* Begin Provided records *

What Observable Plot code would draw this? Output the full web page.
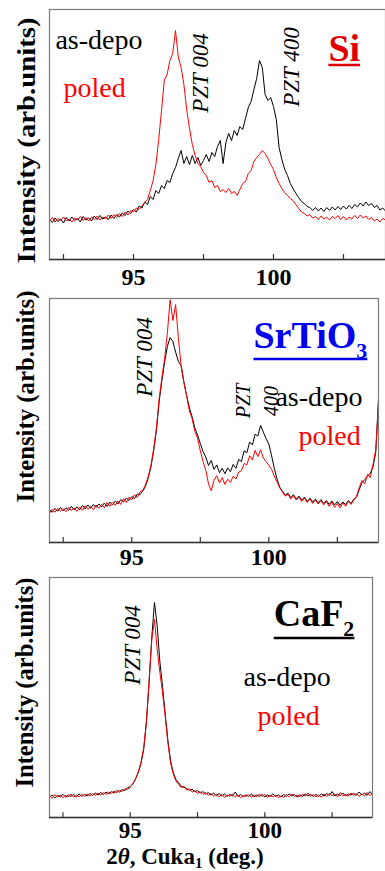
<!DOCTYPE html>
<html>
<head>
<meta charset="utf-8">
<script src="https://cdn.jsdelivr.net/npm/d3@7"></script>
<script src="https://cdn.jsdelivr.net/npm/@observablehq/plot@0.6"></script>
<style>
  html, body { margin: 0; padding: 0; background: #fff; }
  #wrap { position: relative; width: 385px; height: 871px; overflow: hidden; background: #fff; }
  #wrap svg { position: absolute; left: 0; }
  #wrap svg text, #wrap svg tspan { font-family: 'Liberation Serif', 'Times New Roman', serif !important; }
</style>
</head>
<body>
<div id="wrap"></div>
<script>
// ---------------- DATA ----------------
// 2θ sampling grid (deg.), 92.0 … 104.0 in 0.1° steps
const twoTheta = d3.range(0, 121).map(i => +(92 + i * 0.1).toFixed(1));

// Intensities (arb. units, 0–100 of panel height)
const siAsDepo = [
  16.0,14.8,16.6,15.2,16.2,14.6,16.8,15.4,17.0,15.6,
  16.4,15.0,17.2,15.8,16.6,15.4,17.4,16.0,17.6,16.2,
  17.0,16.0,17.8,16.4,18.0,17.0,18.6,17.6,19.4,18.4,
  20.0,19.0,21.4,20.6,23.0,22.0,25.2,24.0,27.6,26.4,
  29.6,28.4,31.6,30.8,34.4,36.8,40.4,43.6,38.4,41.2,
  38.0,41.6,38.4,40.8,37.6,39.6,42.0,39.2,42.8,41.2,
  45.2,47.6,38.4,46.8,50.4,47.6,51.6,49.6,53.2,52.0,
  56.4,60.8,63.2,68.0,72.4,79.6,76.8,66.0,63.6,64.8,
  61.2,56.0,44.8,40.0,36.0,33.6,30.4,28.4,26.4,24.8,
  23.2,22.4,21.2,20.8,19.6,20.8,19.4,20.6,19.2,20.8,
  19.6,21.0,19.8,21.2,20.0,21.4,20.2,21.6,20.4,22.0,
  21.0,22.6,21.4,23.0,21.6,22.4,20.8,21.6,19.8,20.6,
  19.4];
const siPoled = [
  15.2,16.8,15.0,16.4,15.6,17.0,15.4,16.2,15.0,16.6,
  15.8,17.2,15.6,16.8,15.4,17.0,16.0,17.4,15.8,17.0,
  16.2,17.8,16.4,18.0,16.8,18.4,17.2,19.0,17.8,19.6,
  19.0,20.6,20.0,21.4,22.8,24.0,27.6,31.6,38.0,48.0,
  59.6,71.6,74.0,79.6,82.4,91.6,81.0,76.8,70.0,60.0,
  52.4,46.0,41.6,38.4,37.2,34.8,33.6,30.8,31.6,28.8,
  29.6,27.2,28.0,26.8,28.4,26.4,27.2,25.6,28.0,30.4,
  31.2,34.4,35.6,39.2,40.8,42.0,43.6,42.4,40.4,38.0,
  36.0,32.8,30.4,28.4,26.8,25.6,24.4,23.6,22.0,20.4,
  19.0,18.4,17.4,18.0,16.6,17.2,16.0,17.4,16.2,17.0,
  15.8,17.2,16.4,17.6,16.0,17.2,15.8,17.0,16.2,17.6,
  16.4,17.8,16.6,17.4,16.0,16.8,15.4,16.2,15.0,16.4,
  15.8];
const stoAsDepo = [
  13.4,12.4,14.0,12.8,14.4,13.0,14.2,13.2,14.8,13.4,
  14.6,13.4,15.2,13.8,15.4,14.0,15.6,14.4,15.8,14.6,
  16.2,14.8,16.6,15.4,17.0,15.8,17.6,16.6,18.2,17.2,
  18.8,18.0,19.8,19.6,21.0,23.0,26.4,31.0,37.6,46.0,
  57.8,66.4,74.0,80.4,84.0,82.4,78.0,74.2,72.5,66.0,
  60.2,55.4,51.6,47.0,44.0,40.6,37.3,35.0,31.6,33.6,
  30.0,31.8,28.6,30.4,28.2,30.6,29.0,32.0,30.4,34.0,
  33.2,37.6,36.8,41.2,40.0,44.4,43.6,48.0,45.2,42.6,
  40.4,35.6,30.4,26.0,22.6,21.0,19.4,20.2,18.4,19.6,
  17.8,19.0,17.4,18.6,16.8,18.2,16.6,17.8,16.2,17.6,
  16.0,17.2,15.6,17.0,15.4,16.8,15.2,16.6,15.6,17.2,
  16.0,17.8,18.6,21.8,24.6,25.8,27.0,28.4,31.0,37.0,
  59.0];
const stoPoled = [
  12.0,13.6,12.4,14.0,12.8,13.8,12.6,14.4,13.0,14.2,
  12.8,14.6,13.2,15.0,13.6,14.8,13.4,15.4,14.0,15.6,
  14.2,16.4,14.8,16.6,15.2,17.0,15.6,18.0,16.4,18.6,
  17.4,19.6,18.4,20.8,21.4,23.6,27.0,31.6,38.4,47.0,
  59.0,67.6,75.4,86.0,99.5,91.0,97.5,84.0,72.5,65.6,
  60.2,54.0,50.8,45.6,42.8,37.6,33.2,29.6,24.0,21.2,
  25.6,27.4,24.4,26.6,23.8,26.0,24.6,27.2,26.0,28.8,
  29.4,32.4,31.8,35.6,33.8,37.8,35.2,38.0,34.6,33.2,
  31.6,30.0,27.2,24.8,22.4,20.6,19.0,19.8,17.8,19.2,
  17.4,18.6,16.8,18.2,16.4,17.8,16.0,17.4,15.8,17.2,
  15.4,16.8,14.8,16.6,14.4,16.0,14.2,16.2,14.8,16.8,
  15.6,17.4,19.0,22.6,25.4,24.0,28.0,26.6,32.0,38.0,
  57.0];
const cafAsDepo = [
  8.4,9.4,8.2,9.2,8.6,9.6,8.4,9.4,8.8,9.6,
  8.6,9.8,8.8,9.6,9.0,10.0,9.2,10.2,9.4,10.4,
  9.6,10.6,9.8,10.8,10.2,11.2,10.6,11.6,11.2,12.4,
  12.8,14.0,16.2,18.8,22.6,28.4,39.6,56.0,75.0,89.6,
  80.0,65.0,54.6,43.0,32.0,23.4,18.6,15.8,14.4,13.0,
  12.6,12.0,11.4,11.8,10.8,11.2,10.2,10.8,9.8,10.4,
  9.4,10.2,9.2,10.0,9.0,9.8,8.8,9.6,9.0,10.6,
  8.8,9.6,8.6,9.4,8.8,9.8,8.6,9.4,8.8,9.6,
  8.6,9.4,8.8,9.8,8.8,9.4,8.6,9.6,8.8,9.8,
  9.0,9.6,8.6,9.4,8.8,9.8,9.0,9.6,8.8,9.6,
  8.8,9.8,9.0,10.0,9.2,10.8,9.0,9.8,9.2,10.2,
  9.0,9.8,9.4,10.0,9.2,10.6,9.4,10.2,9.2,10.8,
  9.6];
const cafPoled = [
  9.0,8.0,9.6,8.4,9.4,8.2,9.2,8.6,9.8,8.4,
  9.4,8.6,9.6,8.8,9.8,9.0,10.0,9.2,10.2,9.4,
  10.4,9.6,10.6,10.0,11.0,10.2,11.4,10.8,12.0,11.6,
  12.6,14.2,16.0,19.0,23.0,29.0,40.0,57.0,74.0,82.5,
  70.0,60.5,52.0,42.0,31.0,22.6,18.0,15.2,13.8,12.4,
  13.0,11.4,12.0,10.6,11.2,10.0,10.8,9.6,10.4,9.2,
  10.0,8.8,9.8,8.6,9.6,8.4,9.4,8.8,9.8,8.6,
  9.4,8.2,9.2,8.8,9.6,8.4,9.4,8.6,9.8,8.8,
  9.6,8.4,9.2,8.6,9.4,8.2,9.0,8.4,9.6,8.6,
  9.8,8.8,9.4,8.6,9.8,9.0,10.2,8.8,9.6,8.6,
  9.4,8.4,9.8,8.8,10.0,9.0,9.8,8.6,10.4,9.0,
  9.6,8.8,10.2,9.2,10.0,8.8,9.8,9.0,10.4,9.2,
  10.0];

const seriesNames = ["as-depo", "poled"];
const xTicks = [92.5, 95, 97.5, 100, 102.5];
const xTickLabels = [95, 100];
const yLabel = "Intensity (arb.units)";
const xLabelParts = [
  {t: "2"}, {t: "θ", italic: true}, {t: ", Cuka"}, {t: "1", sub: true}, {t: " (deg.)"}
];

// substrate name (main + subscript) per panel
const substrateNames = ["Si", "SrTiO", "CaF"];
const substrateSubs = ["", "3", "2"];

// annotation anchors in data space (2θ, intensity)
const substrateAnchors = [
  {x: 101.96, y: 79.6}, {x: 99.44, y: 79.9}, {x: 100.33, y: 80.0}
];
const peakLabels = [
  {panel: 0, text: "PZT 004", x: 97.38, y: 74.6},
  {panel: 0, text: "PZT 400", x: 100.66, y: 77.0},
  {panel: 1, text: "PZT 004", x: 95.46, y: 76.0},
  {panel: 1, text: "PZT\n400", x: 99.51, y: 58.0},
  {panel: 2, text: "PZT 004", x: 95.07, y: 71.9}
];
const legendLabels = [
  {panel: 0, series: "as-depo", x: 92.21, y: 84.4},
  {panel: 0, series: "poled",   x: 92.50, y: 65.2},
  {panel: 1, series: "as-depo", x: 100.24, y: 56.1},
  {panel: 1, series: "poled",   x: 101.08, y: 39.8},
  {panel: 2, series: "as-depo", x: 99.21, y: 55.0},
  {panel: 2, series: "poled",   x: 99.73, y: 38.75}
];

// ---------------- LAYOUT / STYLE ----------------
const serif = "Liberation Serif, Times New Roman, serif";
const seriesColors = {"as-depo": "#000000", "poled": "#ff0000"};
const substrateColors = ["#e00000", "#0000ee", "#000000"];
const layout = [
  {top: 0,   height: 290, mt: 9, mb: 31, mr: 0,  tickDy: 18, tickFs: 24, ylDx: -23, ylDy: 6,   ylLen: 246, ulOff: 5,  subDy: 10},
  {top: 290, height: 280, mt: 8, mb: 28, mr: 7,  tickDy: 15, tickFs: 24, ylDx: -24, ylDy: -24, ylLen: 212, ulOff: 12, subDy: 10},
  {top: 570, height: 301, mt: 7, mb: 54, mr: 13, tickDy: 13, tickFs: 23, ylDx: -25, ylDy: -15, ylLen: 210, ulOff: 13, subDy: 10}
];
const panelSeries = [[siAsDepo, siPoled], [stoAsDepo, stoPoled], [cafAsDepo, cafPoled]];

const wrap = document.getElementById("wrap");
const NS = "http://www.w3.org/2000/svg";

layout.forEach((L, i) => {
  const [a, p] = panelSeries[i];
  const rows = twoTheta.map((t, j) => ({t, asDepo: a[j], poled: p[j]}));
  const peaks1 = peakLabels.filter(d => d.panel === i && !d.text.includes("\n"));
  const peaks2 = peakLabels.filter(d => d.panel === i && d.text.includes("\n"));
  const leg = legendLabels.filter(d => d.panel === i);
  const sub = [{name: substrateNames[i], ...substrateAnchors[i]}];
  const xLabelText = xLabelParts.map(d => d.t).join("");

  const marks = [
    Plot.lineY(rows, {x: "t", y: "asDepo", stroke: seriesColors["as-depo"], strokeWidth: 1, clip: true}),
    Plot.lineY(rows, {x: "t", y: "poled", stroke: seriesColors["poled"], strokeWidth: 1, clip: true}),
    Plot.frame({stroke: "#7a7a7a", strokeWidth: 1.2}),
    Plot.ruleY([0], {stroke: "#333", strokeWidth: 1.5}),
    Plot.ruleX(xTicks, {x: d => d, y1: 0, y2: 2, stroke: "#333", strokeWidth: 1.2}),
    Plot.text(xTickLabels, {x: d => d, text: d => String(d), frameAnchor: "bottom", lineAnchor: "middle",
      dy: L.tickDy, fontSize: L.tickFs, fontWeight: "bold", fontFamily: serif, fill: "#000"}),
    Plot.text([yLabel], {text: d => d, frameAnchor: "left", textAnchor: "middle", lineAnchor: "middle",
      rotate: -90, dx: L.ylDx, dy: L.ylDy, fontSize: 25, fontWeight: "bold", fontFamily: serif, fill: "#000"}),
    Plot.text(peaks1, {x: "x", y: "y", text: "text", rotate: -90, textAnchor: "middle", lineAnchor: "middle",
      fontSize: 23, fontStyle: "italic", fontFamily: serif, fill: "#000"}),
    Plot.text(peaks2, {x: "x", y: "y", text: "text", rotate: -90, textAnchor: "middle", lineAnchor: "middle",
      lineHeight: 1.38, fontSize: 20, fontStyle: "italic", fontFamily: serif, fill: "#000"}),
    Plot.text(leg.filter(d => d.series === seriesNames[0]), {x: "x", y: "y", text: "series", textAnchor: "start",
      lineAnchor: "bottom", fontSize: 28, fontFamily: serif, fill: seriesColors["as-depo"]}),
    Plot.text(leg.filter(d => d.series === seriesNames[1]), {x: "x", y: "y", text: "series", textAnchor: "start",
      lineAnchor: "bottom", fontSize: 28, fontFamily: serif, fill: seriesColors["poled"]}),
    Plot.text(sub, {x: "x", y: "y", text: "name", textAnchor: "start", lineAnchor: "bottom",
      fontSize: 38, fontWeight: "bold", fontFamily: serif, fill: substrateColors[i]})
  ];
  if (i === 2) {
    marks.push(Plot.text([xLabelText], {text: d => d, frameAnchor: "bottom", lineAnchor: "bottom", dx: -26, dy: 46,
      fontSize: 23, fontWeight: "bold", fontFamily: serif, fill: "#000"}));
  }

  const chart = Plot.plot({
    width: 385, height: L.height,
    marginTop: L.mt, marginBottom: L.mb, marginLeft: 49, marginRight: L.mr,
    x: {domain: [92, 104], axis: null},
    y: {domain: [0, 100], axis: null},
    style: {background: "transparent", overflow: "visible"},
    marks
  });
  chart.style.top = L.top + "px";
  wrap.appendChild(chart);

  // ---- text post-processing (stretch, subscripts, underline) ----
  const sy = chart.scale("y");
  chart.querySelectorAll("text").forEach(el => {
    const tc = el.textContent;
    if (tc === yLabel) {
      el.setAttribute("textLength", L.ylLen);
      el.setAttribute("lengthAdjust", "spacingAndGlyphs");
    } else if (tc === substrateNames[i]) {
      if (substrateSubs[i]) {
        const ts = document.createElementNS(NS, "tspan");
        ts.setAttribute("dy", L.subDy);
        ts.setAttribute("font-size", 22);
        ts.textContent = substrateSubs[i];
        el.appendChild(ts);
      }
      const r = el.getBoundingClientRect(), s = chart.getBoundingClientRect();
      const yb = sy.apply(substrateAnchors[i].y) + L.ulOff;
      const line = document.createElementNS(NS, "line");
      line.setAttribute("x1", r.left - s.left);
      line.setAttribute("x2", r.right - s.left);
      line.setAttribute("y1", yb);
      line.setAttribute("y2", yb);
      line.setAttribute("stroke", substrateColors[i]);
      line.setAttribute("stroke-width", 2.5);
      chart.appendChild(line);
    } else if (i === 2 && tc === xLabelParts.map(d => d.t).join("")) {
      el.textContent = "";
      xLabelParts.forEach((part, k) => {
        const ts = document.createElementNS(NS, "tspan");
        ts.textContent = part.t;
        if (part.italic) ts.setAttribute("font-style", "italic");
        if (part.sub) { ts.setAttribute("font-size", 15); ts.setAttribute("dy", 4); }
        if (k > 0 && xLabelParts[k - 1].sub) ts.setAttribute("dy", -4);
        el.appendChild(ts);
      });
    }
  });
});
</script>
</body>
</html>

* End Provided records *
* Begin Provided records *

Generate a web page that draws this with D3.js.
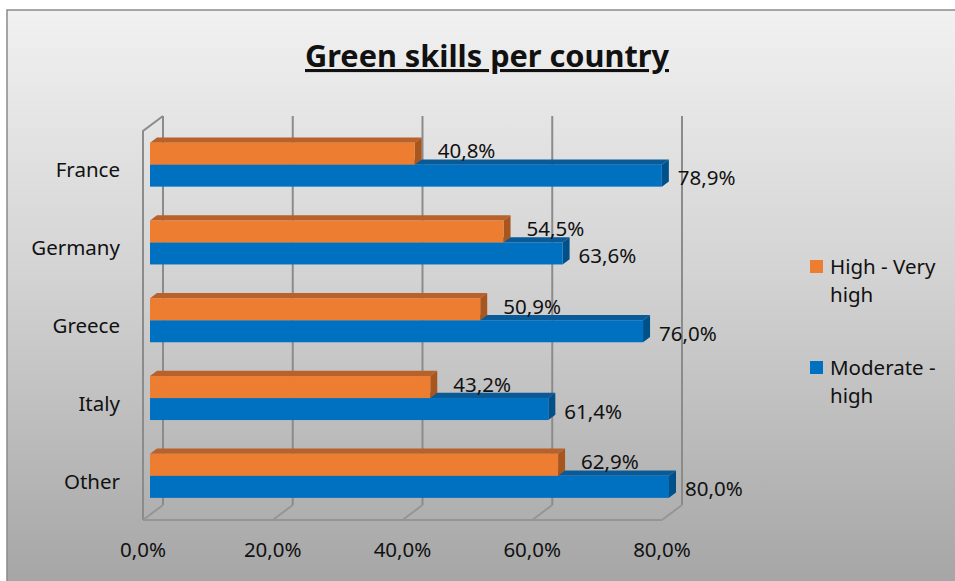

* End Provided records *

_Exercise details:_
Can you give again only the lines between the one containing "What Observable Plot" and the one containing "const twoTheta = d3.range(0, 121).map(i", counting both, exactly as they appear and without any pictures?

_Reply:_
What Observable Plot code would draw this? Output the full web page.
<!DOCTYPE html>
<html>
<head>
<meta charset="utf-8">
<script src="https://cdn.jsdelivr.net/npm/d3@7"></script>
<script src="https://cdn.jsdelivr.net/npm/@observablehq/plot@0.6"></script>
<style>
  html, body { margin: 0; padding: 0; background: #fff; }
  #wrap { position: relative; width: 385px; height: 871px; overflow: hidden; background: #fff; }
  #wrap svg { position: absolute; left: 0; }
  #wrap svg text, #wrap svg tspan { font-family: 'Liberation Serif', 'Times New Roman', serif !important; }
</style>
</head>
<body>
<div id="wrap"></div>
<script>
// ---------------- DATA ----------------
// 2θ sampling grid (deg.), 92.0 … 104.0 in 0.1° steps
const twoTheta = d3.range(0, 121).map(i => +(92 + i * 0.1).toFixed(1));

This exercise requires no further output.